***** Records provided *****

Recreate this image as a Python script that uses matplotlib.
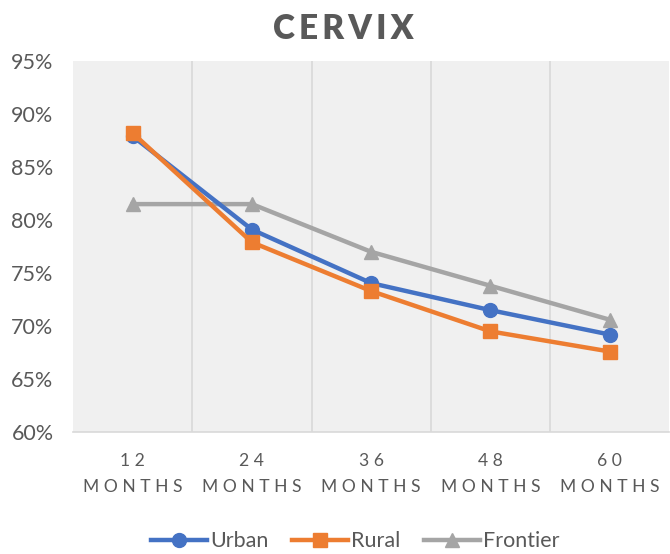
import matplotlib
matplotlib.use('Agg')
import matplotlib.pyplot as plt

plt.rcParams['font.family'] = ['Lato', 'DejaVu Sans']

categories = ['12', '24', '36', '48', '60']
urban = [87.9, 79.1, 74.05, 71.5, 69.2]
rural = [88.2, 77.9, 73.3, 69.5, 67.6]
frontier = [81.5, 81.5, 77.0, 73.8, 70.6]
yticks = [60, 65, 70, 75, 80, 85, 90, 95]

grey_txt = '#595959'

fig = plt.figure(figsize=(6.70, 5.54), dpi=100)
ax = fig.add_axes([0.109, 0.220, 0.890, 0.670])
ax.set_facecolor('#F0F0F0')

x = list(range(len(categories)))
ax.plot(x, urban, color='#4472C4', lw=3.2, marker='o', ms=10, label='Urban', zorder=3)
ax.plot(x, rural, color='#ED7D31', lw=3.2, marker='s', ms=9.5, label='Rural', zorder=4)
ax.plot(x, frontier, color='#A5A5A5', lw=3.2, marker='^', ms=10, label='Frontier', zorder=2)

ax.set_xlim(-0.5, len(categories) - 0.5)
ax.set_ylim(60, 95)
ax.set_yticks(yticks)
ax.set_yticklabels([f'{v}%' for v in yticks], fontsize=15.5, color=grey_txt)

# vertical gridlines between categories
for b in [i + 0.5 for i in range(len(categories) - 1)]:
    ax.axvline(b, color='#D9D9D9', lw=1.2, zorder=1)

ax.set_xticks(x)
ax.set_xticklabels([' '.join(c) + '\n' + ' '.join('MONTHS') for c in categories],
                   fontsize=12.6, color=grey_txt, linespacing=1.75)
ax.tick_params(length=0, pad=15)
ax.tick_params(axis='y', pad=14)

for s in ['top', 'right', 'left']:
    ax.spines[s].set_visible(False)
ax.spines['bottom'].set_color('#D9D9D9')
ax.spines['bottom'].set_linewidth(1.2)

fig.text(0.513, 0.948, 'C\u2009E\u2009R\u2009V\u2009I\u2009X', ha='center', va='center',
         fontsize=24, fontweight='heavy', color=grey_txt)

fig.legend(loc='center', bbox_to_anchor=(0.53, 0.023), ncol=3, frameon=False,
           fontsize=15.5, labelcolor=grey_txt, handlelength=2.6, handletextpad=0.15,
           columnspacing=1.1)

fig.savefig('out.png', dpi=100)
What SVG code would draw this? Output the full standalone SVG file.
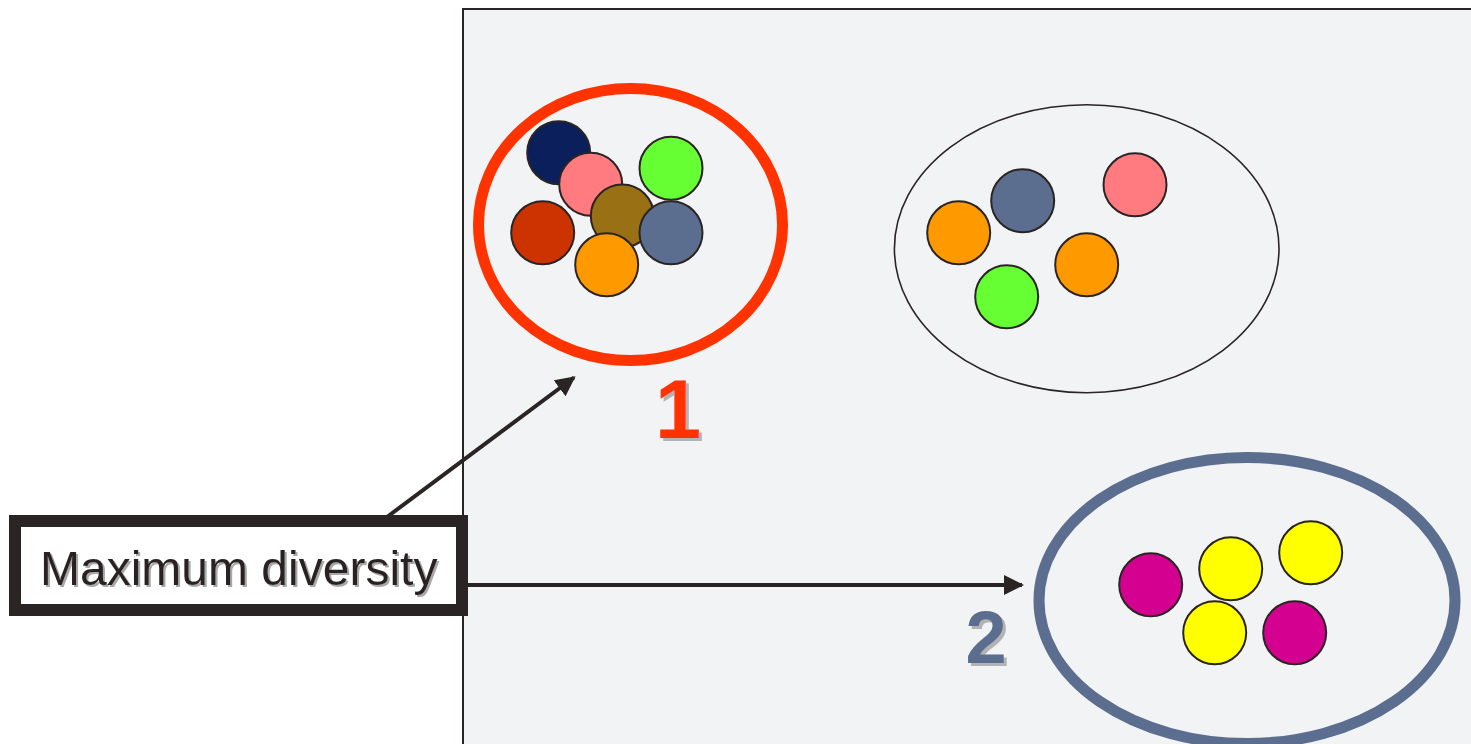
<svg xmlns="http://www.w3.org/2000/svg" width="1471" height="744" viewBox="0 0 1471 744">
  <style>
    .ball { stroke: #2b2424; stroke-width: 2; }
    .conn { stroke: #2b2424; stroke-width: 4; fill: none; marker-end: url(#head); }
    .lbl { font-family: "Liberation Sans", Arial, sans-serif; filter: url(#shadowSmall); }
    .num { font-family: "Liberation Sans", Arial, sans-serif; font-weight: bold; text-anchor: middle; filter: url(#shadowBig); }
  </style>
  <defs>
    <marker id="head" viewBox="0 0 10 10" refX="9" refY="5" markerWidth="5" markerHeight="5" orient="auto" markerUnits="strokeWidth">
      <path d="M0,0 L10,5 L0,10 Z" fill="#2b2424"/>
    </marker>
    <!-- soft grey drop shadows behind the texts -->
    <filter id="shadowSmall" x="-10%" y="-20%" width="120%" height="150%">
      <feDropShadow dx="2" dy="2" stdDeviation="0.4" flood-color="#a8a8a8" flood-opacity="1"/>
    </filter>
    <filter id="shadowBig" x="-20%" y="-20%" width="150%" height="150%">
      <feDropShadow dx="3" dy="3" stdDeviation="0.5" flood-color="#b3b3b3" flood-opacity="1"/>
    </filter>
  </defs>

  <rect width="1471" height="744" fill="#ffffff"/>

  <!-- search space panel -->
  <rect id="space" x="463" y="9" width="1020" height="760" fill="#f2f3f5" stroke="#2b2424" stroke-width="2"/>

  <!-- cluster 1: the diverse cluster -->
  <g id="cluster1">
    <ellipse cx="630.5" cy="224.5" rx="152" ry="136" fill="none" stroke="#ff3300" stroke-width="11"/>
    <circle class="ball" cx="558.7" cy="152.7" r="31.5" fill="#0a1f5c"/>
    <circle class="ball" cx="590.7" cy="184.3" r="31.5" fill="#ff7b80"/>
    <circle class="ball" cx="671" cy="168.3" r="31.5" fill="#66ff33"/>
    <circle class="ball" cx="542.7" cy="232.7" r="31.5" fill="#cc3300"/>
    <circle class="ball" cx="622.3" cy="216" r="31.5" fill="#997014"/>
    <circle class="ball" cx="671" cy="232.7" r="31.5" fill="#5c6e8f"/>
    <circle class="ball" cx="606.7" cy="264.7" r="31.5" fill="#ff9900"/>
    <text class="num" x="678" y="438" font-size="83" fill="#ff3300">1</text>
  </g>

  <!-- cluster without a label -->
  <g id="cluster3">
    <ellipse cx="1086.7" cy="248.7" rx="192.3" ry="144" fill="none" stroke="#2b2424" stroke-width="1.6"/>
    <circle class="ball" cx="958.7" cy="232.7" r="31.5" fill="#ff9900"/>
    <circle class="ball" cx="1022.7" cy="200.7" r="31.5" fill="#5c6e8f"/>
    <circle class="ball" cx="1135" cy="184.7" r="31.5" fill="#ff7b80"/>
    <circle class="ball" cx="1086.7" cy="264.7" r="31.5" fill="#ff9900"/>
    <circle class="ball" cx="1006.7" cy="296.7" r="31.5" fill="#66ff33"/>
  </g>

  <!-- cluster 2 -->
  <g id="cluster2">
    <ellipse cx="1247" cy="600.5" rx="208" ry="143" fill="none" stroke="#5c6e8f" stroke-width="11"/>
    <circle class="ball" cx="1150.7" cy="584.7" r="31.5" fill="#d4008f"/>
    <circle class="ball" cx="1230.7" cy="568.7" r="31.5" fill="#ffff00"/>
    <circle class="ball" cx="1310.7" cy="552.7" r="31.5" fill="#ffff00"/>
    <circle class="ball" cx="1214.7" cy="632.7" r="31.5" fill="#ffff00"/>
    <circle class="ball" cx="1294.7" cy="632.7" r="31.5" fill="#d4008f"/>
    <text class="num" x="986" y="663" font-size="74" fill="#5c6e8f">2</text>
  </g>

  <!-- connectors -->
  <g id="connectors">
    <line class="conn" x1="387" y1="517" x2="574" y2="377.5"/>
    <line class="conn" x1="468" y1="585" x2="1022" y2="585"/>
  </g>

  <!-- label box -->
  <g id="maxdiv">
    <rect x="15" y="521" width="447" height="89" fill="#ffffff" stroke="#2b2424" stroke-width="12"/>
    <text class="lbl" x="40" y="585" font-size="48" fill="#2b2424">Maximum diversity</text>
  </g>
</svg>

*****

Quote every record above exactly, leaving out the pictures.

### Task solution
Recreate this image as a Python script that uses matplotlib.
import matplotlib
matplotlib.use('Agg')
import matplotlib.pyplot as plt

plt.rcParams['font.family'] = ['Lato', 'DejaVu Sans']

categories = ['12', '24', '36', '48', '60']
urban = [87.9, 79.1, 74.05, 71.5, 69.2]
rural = [88.2, 77.9, 73.3, 69.5, 67.6]
frontier = [81.5, 81.5, 77.0, 73.8, 70.6]
yticks = [60, 65, 70, 75, 80, 85, 90, 95]

grey_txt = '#595959'

fig = plt.figure(figsize=(6.70, 5.54), dpi=100)
ax = fig.add_axes([0.109, 0.220, 0.890, 0.670])
ax.set_facecolor('#F0F0F0')

x = list(range(len(categories)))
ax.plot(x, urban, color='#4472C4', lw=3.2, marker='o', ms=10, label='Urban', zorder=3)
ax.plot(x, rural, color='#ED7D31', lw=3.2, marker='s', ms=9.5, label='Rural', zorder=4)
ax.plot(x, frontier, color='#A5A5A5', lw=3.2, marker='^', ms=10, label='Frontier', zorder=2)

ax.set_xlim(-0.5, len(categories) - 0.5)
ax.set_ylim(60, 95)
ax.set_yticks(yticks)
ax.set_yticklabels([f'{v}%' for v in yticks], fontsize=15.5, color=grey_txt)

# vertical gridlines between categories
for b in [i + 0.5 for i in range(len(categories) - 1)]:
    ax.axvline(b, color='#D9D9D9', lw=1.2, zorder=1)

ax.set_xticks(x)
ax.set_xticklabels([' '.join(c) + '\n' + ' '.join('MONTHS') for c in categories],
                   fontsize=12.6, color=grey_txt, linespacing=1.75)
ax.tick_params(length=0, pad=15)
ax.tick_params(axis='y', pad=14)

for s in ['top', 'right', 'left']:
    ax.spines[s].set_visible(False)
ax.spines['bottom'].set_color('#D9D9D9')
ax.spines['bottom'].set_linewidth(1.2)

fig.text(0.513, 0.948, 'C\u2009E\u2009R\u2009V\u2009I\u2009X', ha='center', va='center',
         fontsize=24, fontweight='heavy', color=grey_txt)

fig.legend(loc='center', bbox_to_anchor=(0.53, 0.023), ncol=3, frameon=False,
           fontsize=15.5, labelcolor=grey_txt, handlelength=2.6, handletextpad=0.15,
           columnspacing=1.1)

fig.savefig('out.png', dpi=100)
What SVG code would draw this? Output the full standalone SVG file.
<svg xmlns="http://www.w3.org/2000/svg" width="1471" height="744" viewBox="0 0 1471 744">
  <style>
    .ball { stroke: #2b2424; stroke-width: 2; }
    .conn { stroke: #2b2424; stroke-width: 4; fill: none; marker-end: url(#head); }
    .lbl { font-family: "Liberation Sans", Arial, sans-serif; filter: url(#shadowSmall); }
    .num { font-family: "Liberation Sans", Arial, sans-serif; font-weight: bold; text-anchor: middle; filter: url(#shadowBig); }
  </style>
  <defs>
    <marker id="head" viewBox="0 0 10 10" refX="9" refY="5" markerWidth="5" markerHeight="5" orient="auto" markerUnits="strokeWidth">
      <path d="M0,0 L10,5 L0,10 Z" fill="#2b2424"/>
    </marker>
    <!-- soft grey drop shadows behind the texts -->
    <filter id="shadowSmall" x="-10%" y="-20%" width="120%" height="150%">
      <feDropShadow dx="2" dy="2" stdDeviation="0.4" flood-color="#a8a8a8" flood-opacity="1"/>
    </filter>
    <filter id="shadowBig" x="-20%" y="-20%" width="150%" height="150%">
      <feDropShadow dx="3" dy="3" stdDeviation="0.5" flood-color="#b3b3b3" flood-opacity="1"/>
    </filter>
  </defs>

  <rect width="1471" height="744" fill="#ffffff"/>

  <!-- search space panel -->
  <rect id="space" x="463" y="9" width="1020" height="760" fill="#f2f3f5" stroke="#2b2424" stroke-width="2"/>

  <!-- cluster 1: the diverse cluster -->
  <g id="cluster1">
    <ellipse cx="630.5" cy="224.5" rx="152" ry="136" fill="none" stroke="#ff3300" stroke-width="11"/>
    <circle class="ball" cx="558.7" cy="152.7" r="31.5" fill="#0a1f5c"/>
    <circle class="ball" cx="590.7" cy="184.3" r="31.5" fill="#ff7b80"/>
    <circle class="ball" cx="671" cy="168.3" r="31.5" fill="#66ff33"/>
    <circle class="ball" cx="542.7" cy="232.7" r="31.5" fill="#cc3300"/>
    <circle class="ball" cx="622.3" cy="216" r="31.5" fill="#997014"/>
    <circle class="ball" cx="671" cy="232.7" r="31.5" fill="#5c6e8f"/>
    <circle class="ball" cx="606.7" cy="264.7" r="31.5" fill="#ff9900"/>
    <text class="num" x="678" y="438" font-size="83" fill="#ff3300">1</text>
  </g>

  <!-- cluster without a label -->
  <g id="cluster3">
    <ellipse cx="1086.7" cy="248.7" rx="192.3" ry="144" fill="none" stroke="#2b2424" stroke-width="1.6"/>
    <circle class="ball" cx="958.7" cy="232.7" r="31.5" fill="#ff9900"/>
    <circle class="ball" cx="1022.7" cy="200.7" r="31.5" fill="#5c6e8f"/>
    <circle class="ball" cx="1135" cy="184.7" r="31.5" fill="#ff7b80"/>
    <circle class="ball" cx="1086.7" cy="264.7" r="31.5" fill="#ff9900"/>
    <circle class="ball" cx="1006.7" cy="296.7" r="31.5" fill="#66ff33"/>
  </g>

  <!-- cluster 2 -->
  <g id="cluster2">
    <ellipse cx="1247" cy="600.5" rx="208" ry="143" fill="none" stroke="#5c6e8f" stroke-width="11"/>
    <circle class="ball" cx="1150.7" cy="584.7" r="31.5" fill="#d4008f"/>
    <circle class="ball" cx="1230.7" cy="568.7" r="31.5" fill="#ffff00"/>
    <circle class="ball" cx="1310.7" cy="552.7" r="31.5" fill="#ffff00"/>
    <circle class="ball" cx="1214.7" cy="632.7" r="31.5" fill="#ffff00"/>
    <circle class="ball" cx="1294.7" cy="632.7" r="31.5" fill="#d4008f"/>
    <text class="num" x="986" y="663" font-size="74" fill="#5c6e8f">2</text>
  </g>

  <!-- connectors -->
  <g id="connectors">
    <line class="conn" x1="387" y1="517" x2="574" y2="377.5"/>
    <line class="conn" x1="468" y1="585" x2="1022" y2="585"/>
  </g>

  <!-- label box -->
  <g id="maxdiv">
    <rect x="15" y="521" width="447" height="89" fill="#ffffff" stroke="#2b2424" stroke-width="12"/>
    <text class="lbl" x="40" y="585" font-size="48" fill="#2b2424">Maximum diversity</text>
  </g>
</svg>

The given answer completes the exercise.